Start of Provided data

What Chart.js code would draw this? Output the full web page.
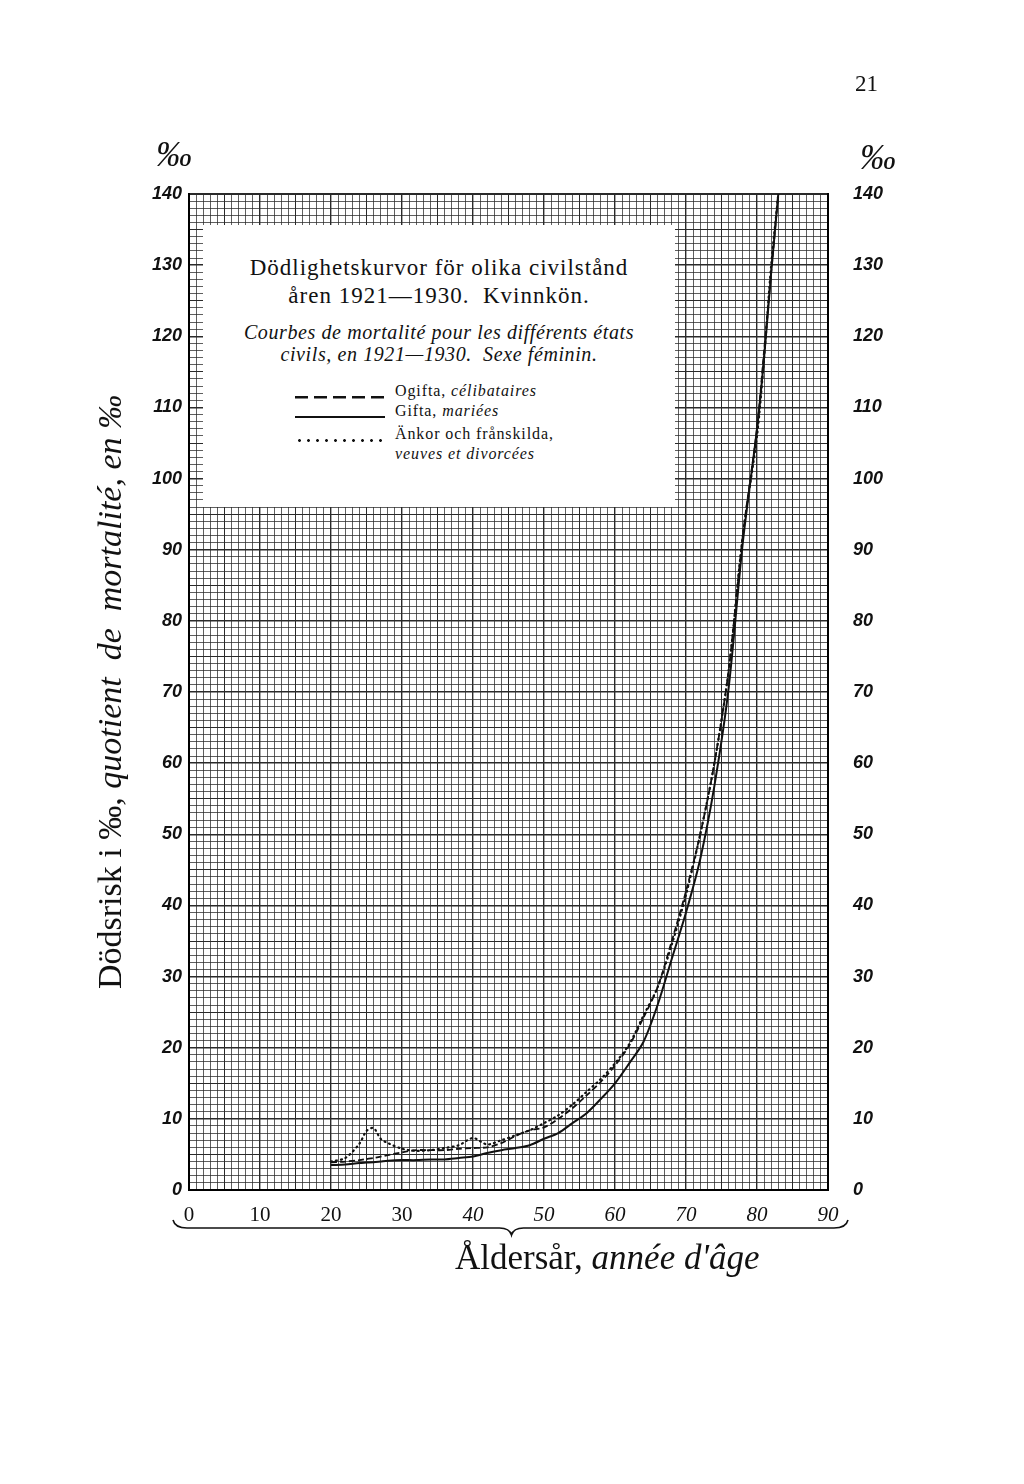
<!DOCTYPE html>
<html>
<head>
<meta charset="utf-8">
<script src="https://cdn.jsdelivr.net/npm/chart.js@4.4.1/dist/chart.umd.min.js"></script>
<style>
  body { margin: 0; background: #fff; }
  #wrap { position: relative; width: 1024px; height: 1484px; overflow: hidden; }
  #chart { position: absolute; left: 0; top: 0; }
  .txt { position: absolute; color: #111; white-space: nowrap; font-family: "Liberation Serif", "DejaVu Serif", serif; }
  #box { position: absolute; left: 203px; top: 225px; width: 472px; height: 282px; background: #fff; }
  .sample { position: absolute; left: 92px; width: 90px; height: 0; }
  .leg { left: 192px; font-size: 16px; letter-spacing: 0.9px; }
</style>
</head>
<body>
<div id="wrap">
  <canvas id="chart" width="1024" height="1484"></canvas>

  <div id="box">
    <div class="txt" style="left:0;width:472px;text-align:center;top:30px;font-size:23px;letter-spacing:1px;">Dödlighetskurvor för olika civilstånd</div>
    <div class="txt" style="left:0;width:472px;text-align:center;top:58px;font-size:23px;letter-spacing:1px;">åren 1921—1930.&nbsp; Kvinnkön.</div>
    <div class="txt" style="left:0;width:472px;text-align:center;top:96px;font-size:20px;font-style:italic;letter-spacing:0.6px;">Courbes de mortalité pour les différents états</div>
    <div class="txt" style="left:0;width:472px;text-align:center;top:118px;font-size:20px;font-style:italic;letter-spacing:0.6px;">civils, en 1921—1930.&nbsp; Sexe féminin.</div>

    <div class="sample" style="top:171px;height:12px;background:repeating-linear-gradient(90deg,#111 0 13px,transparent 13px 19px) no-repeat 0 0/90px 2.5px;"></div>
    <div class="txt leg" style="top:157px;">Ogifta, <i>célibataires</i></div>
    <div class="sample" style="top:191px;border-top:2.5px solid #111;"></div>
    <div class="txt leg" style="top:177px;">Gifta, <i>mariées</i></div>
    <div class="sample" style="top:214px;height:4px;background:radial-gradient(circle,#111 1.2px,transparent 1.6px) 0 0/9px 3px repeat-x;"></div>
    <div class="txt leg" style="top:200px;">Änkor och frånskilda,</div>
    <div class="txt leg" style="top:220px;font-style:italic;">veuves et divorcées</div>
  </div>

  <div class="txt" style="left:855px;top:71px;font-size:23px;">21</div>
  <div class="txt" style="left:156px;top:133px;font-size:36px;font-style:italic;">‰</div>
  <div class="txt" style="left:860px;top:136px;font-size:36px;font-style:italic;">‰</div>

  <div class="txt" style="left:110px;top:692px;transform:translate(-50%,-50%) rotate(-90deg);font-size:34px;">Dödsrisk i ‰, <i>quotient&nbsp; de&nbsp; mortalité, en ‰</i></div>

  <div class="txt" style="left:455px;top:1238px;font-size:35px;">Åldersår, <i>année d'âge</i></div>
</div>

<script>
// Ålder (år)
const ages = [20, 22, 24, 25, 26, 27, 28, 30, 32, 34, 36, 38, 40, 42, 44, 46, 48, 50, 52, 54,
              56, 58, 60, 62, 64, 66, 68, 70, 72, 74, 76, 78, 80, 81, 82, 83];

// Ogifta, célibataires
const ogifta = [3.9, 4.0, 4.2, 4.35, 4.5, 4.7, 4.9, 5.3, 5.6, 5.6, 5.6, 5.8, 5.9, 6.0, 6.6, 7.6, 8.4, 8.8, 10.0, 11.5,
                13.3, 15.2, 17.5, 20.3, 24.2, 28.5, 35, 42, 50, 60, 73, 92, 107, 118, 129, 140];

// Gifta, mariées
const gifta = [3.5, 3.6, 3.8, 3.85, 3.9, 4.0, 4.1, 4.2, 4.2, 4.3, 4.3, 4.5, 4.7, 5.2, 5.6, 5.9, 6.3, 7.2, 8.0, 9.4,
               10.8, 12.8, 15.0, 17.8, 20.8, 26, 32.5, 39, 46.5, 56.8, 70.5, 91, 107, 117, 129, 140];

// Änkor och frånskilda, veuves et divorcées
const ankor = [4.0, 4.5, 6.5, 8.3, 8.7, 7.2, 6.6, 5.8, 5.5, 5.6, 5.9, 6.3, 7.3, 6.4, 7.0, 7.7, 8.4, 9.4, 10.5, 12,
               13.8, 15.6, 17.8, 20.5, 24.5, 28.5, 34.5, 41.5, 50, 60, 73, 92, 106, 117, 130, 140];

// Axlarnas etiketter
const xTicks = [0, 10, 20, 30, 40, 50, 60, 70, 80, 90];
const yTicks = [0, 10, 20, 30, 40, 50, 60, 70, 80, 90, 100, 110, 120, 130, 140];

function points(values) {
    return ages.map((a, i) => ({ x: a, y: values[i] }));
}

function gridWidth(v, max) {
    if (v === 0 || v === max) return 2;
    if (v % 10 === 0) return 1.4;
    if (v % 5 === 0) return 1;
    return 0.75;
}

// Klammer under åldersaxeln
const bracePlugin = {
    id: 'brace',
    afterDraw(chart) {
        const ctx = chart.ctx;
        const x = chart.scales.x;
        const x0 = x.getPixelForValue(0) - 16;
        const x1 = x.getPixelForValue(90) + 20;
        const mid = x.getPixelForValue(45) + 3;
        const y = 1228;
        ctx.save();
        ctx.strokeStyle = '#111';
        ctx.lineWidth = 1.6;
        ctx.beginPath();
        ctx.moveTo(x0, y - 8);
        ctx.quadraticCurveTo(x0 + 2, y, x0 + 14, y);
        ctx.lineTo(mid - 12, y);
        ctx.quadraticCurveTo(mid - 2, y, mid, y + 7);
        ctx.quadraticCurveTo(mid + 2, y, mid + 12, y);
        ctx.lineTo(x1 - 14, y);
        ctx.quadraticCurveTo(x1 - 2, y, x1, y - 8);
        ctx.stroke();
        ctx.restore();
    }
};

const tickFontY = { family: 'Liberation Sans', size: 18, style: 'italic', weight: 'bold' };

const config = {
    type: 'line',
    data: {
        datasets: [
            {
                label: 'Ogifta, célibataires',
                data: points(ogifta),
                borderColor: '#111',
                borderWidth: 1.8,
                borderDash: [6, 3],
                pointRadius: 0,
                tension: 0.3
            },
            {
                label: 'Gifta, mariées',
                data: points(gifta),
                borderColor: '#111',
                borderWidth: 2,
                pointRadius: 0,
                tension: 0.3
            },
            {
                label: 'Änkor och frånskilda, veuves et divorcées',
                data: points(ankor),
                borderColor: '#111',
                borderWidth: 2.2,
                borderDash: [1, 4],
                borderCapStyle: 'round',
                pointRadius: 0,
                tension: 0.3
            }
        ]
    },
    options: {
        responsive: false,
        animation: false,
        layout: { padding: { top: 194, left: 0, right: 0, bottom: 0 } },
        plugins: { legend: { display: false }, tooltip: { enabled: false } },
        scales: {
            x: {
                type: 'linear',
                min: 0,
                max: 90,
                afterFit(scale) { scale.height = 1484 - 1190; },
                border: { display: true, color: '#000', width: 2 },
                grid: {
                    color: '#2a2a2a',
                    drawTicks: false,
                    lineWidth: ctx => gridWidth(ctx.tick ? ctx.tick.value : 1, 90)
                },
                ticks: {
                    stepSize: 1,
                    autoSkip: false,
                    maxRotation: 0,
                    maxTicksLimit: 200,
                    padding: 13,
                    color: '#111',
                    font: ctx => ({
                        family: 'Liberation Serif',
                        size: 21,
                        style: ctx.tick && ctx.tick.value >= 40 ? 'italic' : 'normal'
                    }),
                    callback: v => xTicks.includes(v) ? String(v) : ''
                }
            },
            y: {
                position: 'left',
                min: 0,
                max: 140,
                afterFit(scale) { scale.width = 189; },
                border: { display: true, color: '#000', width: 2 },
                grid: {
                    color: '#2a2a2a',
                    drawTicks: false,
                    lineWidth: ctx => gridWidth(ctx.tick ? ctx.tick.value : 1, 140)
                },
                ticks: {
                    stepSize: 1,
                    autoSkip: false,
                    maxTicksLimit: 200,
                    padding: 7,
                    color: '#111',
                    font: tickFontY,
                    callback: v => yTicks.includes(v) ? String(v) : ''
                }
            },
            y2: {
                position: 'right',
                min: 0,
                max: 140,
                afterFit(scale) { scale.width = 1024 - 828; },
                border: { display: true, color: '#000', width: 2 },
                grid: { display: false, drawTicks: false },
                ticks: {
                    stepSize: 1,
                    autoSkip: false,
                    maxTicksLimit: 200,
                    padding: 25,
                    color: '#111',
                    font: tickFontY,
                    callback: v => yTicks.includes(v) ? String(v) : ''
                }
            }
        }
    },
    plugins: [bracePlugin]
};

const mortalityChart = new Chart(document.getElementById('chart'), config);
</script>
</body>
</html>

End of Provided data

Repeat, word for word and with no pictures, only the lines running from the beginning of the data to the line that contains "1921—1930.&nbsp; Sexe féminin.</div>".

Answer =>
What Chart.js code would draw this? Output the full web page.
<!DOCTYPE html>
<html>
<head>
<meta charset="utf-8">
<script src="https://cdn.jsdelivr.net/npm/chart.js@4.4.1/dist/chart.umd.min.js"></script>
<style>
  body { margin: 0; background: #fff; }
  #wrap { position: relative; width: 1024px; height: 1484px; overflow: hidden; }
  #chart { position: absolute; left: 0; top: 0; }
  .txt { position: absolute; color: #111; white-space: nowrap; font-family: "Liberation Serif", "DejaVu Serif", serif; }
  #box { position: absolute; left: 203px; top: 225px; width: 472px; height: 282px; background: #fff; }
  .sample { position: absolute; left: 92px; width: 90px; height: 0; }
  .leg { left: 192px; font-size: 16px; letter-spacing: 0.9px; }
</style>
</head>
<body>
<div id="wrap">
  <canvas id="chart" width="1024" height="1484"></canvas>

  <div id="box">
    <div class="txt" style="left:0;width:472px;text-align:center;top:30px;font-size:23px;letter-spacing:1px;">Dödlighetskurvor för olika civilstånd</div>
    <div class="txt" style="left:0;width:472px;text-align:center;top:58px;font-size:23px;letter-spacing:1px;">åren 1921—1930.&nbsp; Kvinnkön.</div>
    <div class="txt" style="left:0;width:472px;text-align:center;top:96px;font-size:20px;font-style:italic;letter-spacing:0.6px;">Courbes de mortalité pour les différents états</div>
    <div class="txt" style="left:0;width:472px;text-align:center;top:118px;font-size:20px;font-style:italic;letter-spacing:0.6px;">civils, en 1921—1930.&nbsp; Sexe féminin.</div>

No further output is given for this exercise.